Too often, help comes with strings attached. Do we only help the people who help themselves? If they abstain from substance abuse, then they can be housed. If they pray our prayers, follow our political views, or even renounce their same sex attractions, then we will help them.

Or do we help everyone, even those who are still struggling with addiction? If they are actively using, should we still be willing to help them find a safe place to live?

Many people respond to America’s homelessness by debating who should be helped. Or how to help them.

Provide a person with supportive services first in order to prepare him or her for permanent housing? Or give that person a home first? Services first, or housing first?

With the crisis of homelessness persisting across the country for decades, we need more Samaritans. But not just good ones. We need great ones. Samaritans that provide solutions instead of arguments.

For decades, good Samaritans have fed the hungry and sheltered those without homes. They were doing God’s work for people stranded on the side of the road.

Today, however, we need Great Samaritans who are willing to raise their level of compassion.

A Good Samaritan is compassionate. A Great Samaritan gives a stranger enough empowerment to live independently without the need for further compassionate acts.

A Good Samaritan provides short-term, temporary assistance. A Great Samaritan gives help that lasts a lifetime.

Good is feeding people so they won’t go hungry on the streets. Great is helping someone get into an apartment so that their homelessness is ended permanently.
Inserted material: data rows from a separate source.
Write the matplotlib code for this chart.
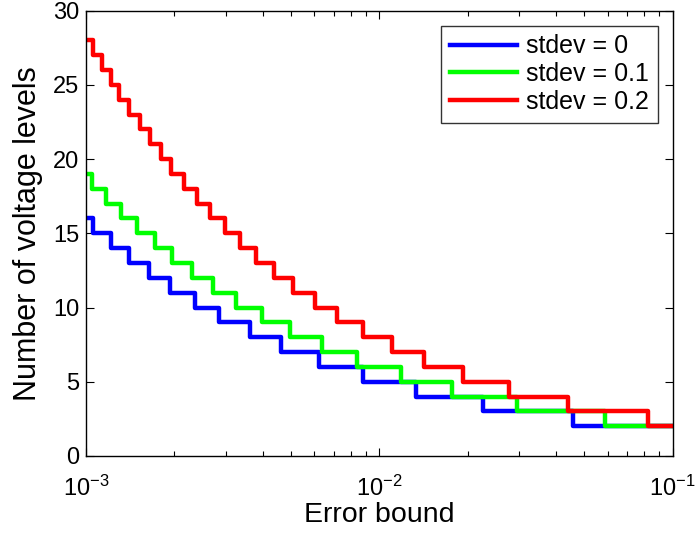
import numpy as np
import matplotlib
matplotlib.use("Agg")
import matplotlib.pyplot as plt

plt.rcParams['font.family'] = ['Liberation Sans', 'DejaVu Sans']
plt.rcParams['mathtext.fontset'] = 'custom'
plt.rcParams['mathtext.rm'] = 'Liberation Sans'
plt.rcParams['mathtext.it'] = 'Liberation Sans:italic'
plt.rcParams['mathtext.bf'] = 'Liberation Sans:bold'

# Breakpoints (error bound where the level count drops) and level values
blue_x = [1.0e-3, 1.054e-3, 1.213e-3, 1.406e-3, 1.633e-3, 1.936e-3, 2.344e-3,
          2.831e-3, 3.614e-3, 4.634e-3, 6.223e-3, 8.770e-3, 1.334e-2, 2.259e-2,
          4.581e-2, 1.0e-1]
blue_y = [16, 15, 14, 13, 12, 11, 10, 9, 8, 7, 6, 5, 4, 3, 2, 2]

green_x = [1.0e-3, 1.052e-3, 1.172e-3, 1.321e-3, 1.496e-3, 1.714e-3, 1.968e-3,
           2.301e-3, 2.704e-3, 3.258e-3, 3.990e-3, 4.977e-3, 6.353e-3, 8.395e-3,
           1.183e-2, 1.770e-2, 2.938e-2, 5.888e-2, 1.0e-1]
green_y = [19, 18, 17, 16, 15, 14, 13, 12, 11, 10, 9, 8, 7, 6, 5, 4, 3, 2, 2]

red_x = [1.0e-3, 1.054e-3, 1.130e-3, 1.213e-3, 1.300e-3, 1.406e-3, 1.524e-3,
         1.648e-3, 1.795e-3, 1.954e-3, 2.153e-3, 2.382e-3, 2.642e-3, 2.972e-3,
         3.342e-3, 3.793e-3, 4.365e-3, 5.070e-3, 6.026e-3, 7.145e-3, 8.810e-3,
         1.102e-2, 1.419e-2, 1.932e-2, 2.773e-2, 4.406e-2, 8.222e-2, 1.0e-1]
red_y = [28, 27, 26, 25, 24, 23, 22, 21, 20, 19, 18, 17, 16, 15, 14, 13, 12,
         11, 10, 9, 8, 7, 6, 5, 4, 3, 2, 2]

labels = ['stdev = 0', 'stdev = 0.1', 'stdev = 0.2']
colors = ['#0000ff', '#00ff00', '#ff0000']

fig = plt.figure(figsize=(6.96, 5.33), dpi=100)
ax = fig.add_axes([0.1236, 0.1445, 0.9665 - 0.1236, 0.98 - 0.1445])

for xs, ys, lab, c in zip([blue_x, green_x, red_x], [blue_y, green_y, red_y], labels, colors):
    ax.step(xs, ys, where='post', color=c, lw=3.2, label=lab)

ax.set_xscale('log')
ax.set_xlim(1e-3, 1e-1)
ax.set_ylim(0, 30)
ax.set_yticks([0, 5, 10, 15, 20, 25, 30])

ax.tick_params(which='both', direction='in', top=True, right=True, labelsize=17, width=0.8)
ax.tick_params(which='major', length=6)
ax.tick_params(which='minor', length=3.5)
ax.tick_params(axis='x', which='major', pad=14)
ax.tick_params(axis='y', which='major', pad=5)
for s in ax.spines.values():
    s.set_linewidth(1.0)

ax.set_xlabel('Error bound', fontsize=20.5, labelpad=1)
ax.set_ylabel('Number of voltage levels', fontsize=22, labelpad=7)

leg = ax.legend(loc='upper right', fontsize=18, frameon=True, fancybox=False,
                edgecolor='black', handlelength=2.7, handletextpad=0.35,
                borderpad=0.35, labelspacing=0.15, borderaxespad=0.6)
leg.get_frame().set_linewidth(1.0)
for l in leg.get_lines():
    l.set_linewidth(3.2)

fig.savefig('out.png', dpi=100)
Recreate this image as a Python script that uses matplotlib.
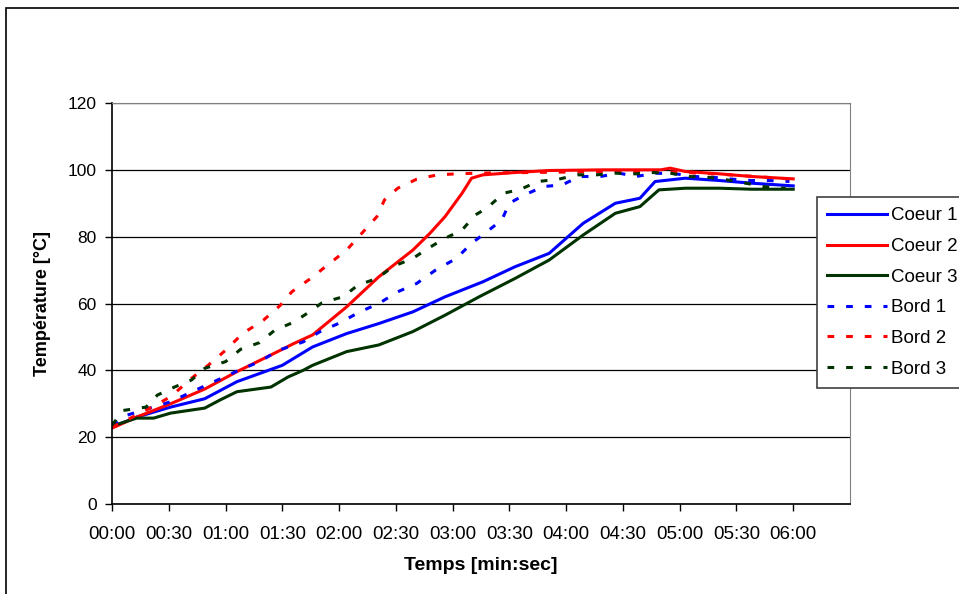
import matplotlib.pyplot as plt
from matplotlib.ticker import FuncFormatter, MultipleLocator
from matplotlib.patches import Rectangle

plt.rcParams['font.family'] = ['Liberation Sans', 'DejaVu Sans']

# temps en secondes, températures en °C
t_coeur1 = [0, 13, 31, 49, 66, 90, 106, 124, 141, 159, 176, 196, 213, 231, 249, 266, 279, 287, 303, 321, 338, 360]
coeur1 = [23, 26, 29, 31.5, 36.6, 41.5, 47, 51, 54, 57.5, 62, 66.5, 71, 75, 84, 90, 91.5, 96.5, 97.5, 96.8, 96, 95.2]

t_coeur2 = [0, 13, 31, 49, 66, 84, 96, 106, 124, 141, 159, 168, 176, 185, 190, 196, 213, 231, 260, 290, 295, 303, 321, 338, 360]
coeur2 = [22.7, 26, 30, 34.4, 39.6, 44.6, 48, 50.6, 59, 68, 76, 81, 86, 93, 97.5, 98.5, 99.2, 99.8, 100, 100, 100.5, 99.5, 98.8, 98, 97.3]

t_coeur3 = [0, 13, 22, 31, 49, 57, 66, 84, 93, 101, 106, 124, 141, 159, 176, 194, 213, 231, 249, 266, 279, 289, 303, 321, 338, 360]
coeur3 = [23.3, 25.7, 25.7, 27.2, 28.7, 31.1, 33.6, 35, 38, 40, 41.5, 45.6, 47.6, 51.6, 56.5, 62, 67.5, 73, 80.5, 87, 89, 94, 94.5, 94.5, 94.2, 94.2]

t_bord1 = [0, 8, 31, 50, 67, 78, 88, 101, 110, 120, 131, 141, 151, 161, 171, 182, 190, 197, 206, 210, 218, 228,
           238, 247, 258, 268, 277, 287, 298, 308, 317, 328, 338, 347, 358]
bord1 = [23.6, 26.6, 30.6, 35.6, 40, 42.6, 46, 48.5, 51.6, 54.1, 57.5, 60, 63.5, 66, 70, 73.5, 78, 81, 85, 90, 92.5, 95,
         95.5, 98, 98, 99, 98, 99, 98.8, 98, 97.8, 97.2, 96.8, 96.8, 96.5]

t_bord2 = [0, 13, 22, 31, 42, 51, 60, 69, 80, 89, 95, 105, 115, 124, 132, 140, 144, 151, 161, 172, 182, 193,
           220, 250, 280, 300, 321, 340, 360]
bord2 = [23, 26.6, 29.3, 32.1, 37.6, 41.6, 46, 51, 55, 59.5, 63.5, 67.5, 72, 76, 81, 86, 91, 94.5, 97.2, 98.5, 98.8, 99,
         99.2, 99.4, 99.5, 99.3, 98.7, 98, 97.2]

t_bord3 = [0, 6, 18, 24, 33, 42, 49, 60, 68, 78, 86, 96, 103, 111, 122, 130, 140, 149, 159, 167, 176, 185, 192, 198,
           207, 216, 225, 236, 246, 256, 266, 277, 285, 295, 305, 316, 325, 335, 344, 356]
bord3 = [23.6, 28, 29, 32.6, 35, 37.1, 40.6, 42.6, 46.3, 48.3, 52, 54.4, 57, 60.2, 62, 65.5, 67.5, 71.2, 73.5, 76.5,
         79.5, 82, 86.5, 88.5, 93, 94.2, 96.5, 97.2, 98.5, 98.5, 99, 98.8, 99.2, 99, 98, 97.7, 97, 96, 95, 94.5]

labels = ["Coeur 1", "Coeur 2", "Coeur 3", "Bord 1", "Bord 2", "Bord 3"]

fig = plt.figure(figsize=(9.59, 5.94), dpi=100)
ax = fig.add_axes([112 / 959, 1 - 504 / 594, 738 / 959, 401 / 594])

# cadre extérieur du graphique
fig.patches.append(Rectangle((6 / 959, -0.05), 1.1, 1 - 8 / 594 + 0.05, transform=fig.transFigure,
                             fill=False, edgecolor='black', linewidth=1.2))

blue, red, green = '#0000ff', '#ff0000', '#003300'
dash = (0, (2.2, 3.9))
lw = 2.2

ax.plot(t_coeur1, coeur1, color=blue, lw=lw, label=labels[0])
ax.plot(t_coeur2, coeur2, color=red, lw=lw, label=labels[1])
ax.plot(t_coeur3, coeur3, color=green, lw=lw, label=labels[2])
ax.plot(t_bord1, bord1, color=blue, lw=lw, linestyle=dash, label=labels[3])
ax.plot(t_bord2, bord2, color=red, lw=lw, linestyle=dash, label=labels[4])
ax.plot(t_bord3, bord3, color=green, lw=lw, linestyle=dash, label=labels[5])

ax.set_xlim(0, 390)
ax.set_ylim(0, 120)
ax.set_xticks(range(0, 361, 30))
ax.xaxis.set_major_formatter(FuncFormatter(lambda v, p: "%02d:%02d" % (v // 60, v % 60)))
ax.yaxis.set_major_locator(MultipleLocator(20))
ax.tick_params(axis='both', direction='out', length=5, width=1, labelsize=12.5, pad=6)
ax.tick_params(axis='x', pad=11, labelsize=13.5)

ax.grid(axis='y', color='black', linewidth=0.9)
ax.set_axisbelow(True)
for s in ['top', 'right']:
    ax.spines[s].set_color('#808080')
for s in ['left', 'bottom']:
    ax.spines[s].set_color('black')
    ax.spines[s].set_linewidth(1.2)

ax.set_xlabel("Temps [min:sec]", fontsize=14, fontweight='bold', labelpad=10)
ax.set_ylabel("Température [°C]", fontsize=13, fontweight='bold', labelpad=12)

leg = ax.legend(loc='upper left', bbox_to_anchor=(817 / 959, 1 - 197 / 594), bbox_transform=fig.transFigure,
                fontsize=13.5, frameon=True, fancybox=False, framealpha=1, edgecolor='#404040',
                handlelength=3.2, handletextpad=0.2, labelspacing=0.72, borderpad=0.55, borderaxespad=0)
leg.get_frame().set_linewidth(1.2)

fig.savefig("out.png", dpi=100)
Let the historians of our generation write about how thousands of Great Samaritans were courageous enough to overcome philosophical differences in order to end homelessness permanently.


Photo by Ted.

One Comment

  1. Keith Bender
    Posted Oct 16, 2012 at 5:38 am | Permalink

    The courage to change the things we can is maybe a philosophical difference if that is a common definition we could agree with. The word spiritual is the word I would use instead since compassion is included in the conversation. That thing we can change is ourselves. And that is difficult to consider when caught up in the rhythm of daily habits designed to keep our own lives balanced. Most of our middle class is caught in the Housing Affordability squeeze especially if they have children. That desire to change and improve the lives of immediate family may have a great number of preoccupied people already with this Economic meltdown and it's "impending" concerns. I believe more People want to help if they could but need to know what the "PATH" to Housing is that works and will succeed is. Enough fear hides beneath the surface which is preventing forward action and momentum.

    The pure number of individual problems is quickly overwhelming for most. It is for me if i identify all the unfinished and unattended concerns about myself and compassion becomes a nice word but not a practice. The idea that we are somehow pursuing happiness in an "American Dream" format preoccupies our collective mind or at least seems that way. 10 year Plans offer the confidence we seek in a solution oriented focus but still collides with what it costs as a barrier with limited Federal funding in the near future and beyond. The words we use require agreement up front before concerns like cost and price seep in. Political Spin has been attacking these same words creating the stigma's we encounter. Welfare, Wealth, Social contract, Rights, even equality and freedom can not be taken for granted. Spiritual instead of or in addition to Philosophical because the purpose of SPIN is influence and that is what we would hope to accomplish if changing our world is what we agree is needed.

    This "Inside Job" means we look closely at ourselves and not the People we think we are pretending to help. I believe we have allowed Homelessness to be an accepted social ill is because our Housing Affordability is based on Profits and not the Universal need we all share. In our quest for higher and higher profits we have limited our horizon of possibilities by thinking we have an infallible basis as our foundation. The concentration of Wealth currently a topic of this Presidential Race proves that the Vertical collection that "Owns" ,controls much of our resources , makes the case in point. We have nearly tipped our way into a lopsided anemia .

    Without a firm grasp of what our "Pauperty Rights " are we will never be able to protect them. California has a Declaration of Rights that has similarities with The Va. Declaration of Rights. Read no further that the first 3 or 4 Rights of each and the "Declaration of Independence" quickly dwindles to a simple introductory document at best. One says "good luck" while the other says "You have good luck". To Pursue and Obtain Happiness and Safety along with the means of ACQUIRING and POSSESSING PROPERTY does not fall short like the sacred document which is our Declaration of Independence does. Thats "In your face" simplicity which will probably require a Court Ruling to drive that point in. Hidden "RIGHT" in front of us.